Pavel is both comprehensive and comprehensible, with short definitions and links for the mundane (MIT Media Lab, EL wire, PGP) to the exotic (binary transparency, reverse shells, adversarial preturbation).
2/
When I was an adolescent, my friend group traded secret knowledge as a kind of social currency - tricks for getting free payphone calls, or doubling the capacity of a floppy disc, or calling the White House switchboard.
3/
I doted on books that promised more of the same: Paladin Press and Amok Catalog titles, Steal This Book, the Anarchist Cookbook, the Whole Earth Review and the Whole Earth Catalog.
4/
But when I sat down in 2006 to write the first Little Brother book, I realized that facts were now cheap - anything could be discovered with a single search.

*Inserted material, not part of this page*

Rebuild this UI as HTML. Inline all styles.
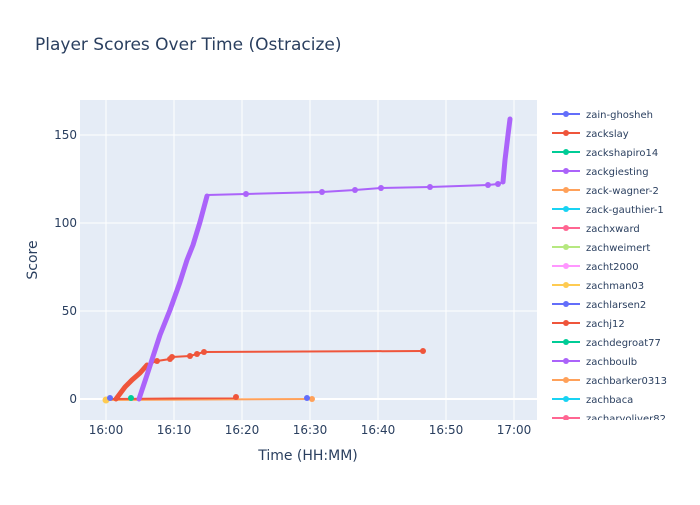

The thing in short supply now was search terms - knowing what to search FOR.
5/
As John Ciardi wrote,
The old crow is getting slow;
the young crow is not.
Of what the young crow does not know,
the old crow knows a lot.
The young crow flies above, below,
and rings around the slow old crow.
What does the fast young crow not know?
WHERE TO GO.
6/
So I set out to write a book of realistic scenarios, dramatizing what tech COULD do, on the assumption that readers would glean those all-important search-terms from the tale, and that this could launch them on a voyage of discovery.
7/
That's the ethic I've stuck with through all three novels and the short stories in the series. It seems to have worked. Anni's Mashapedia is the apotheosis of that plan: a comprehensive set of search terms masquerading as a glossary.
8/
Anni's hosted Mashapedia on Github, and you can amend, extend or contest his definitions by opening an issue in the repo. What a delight!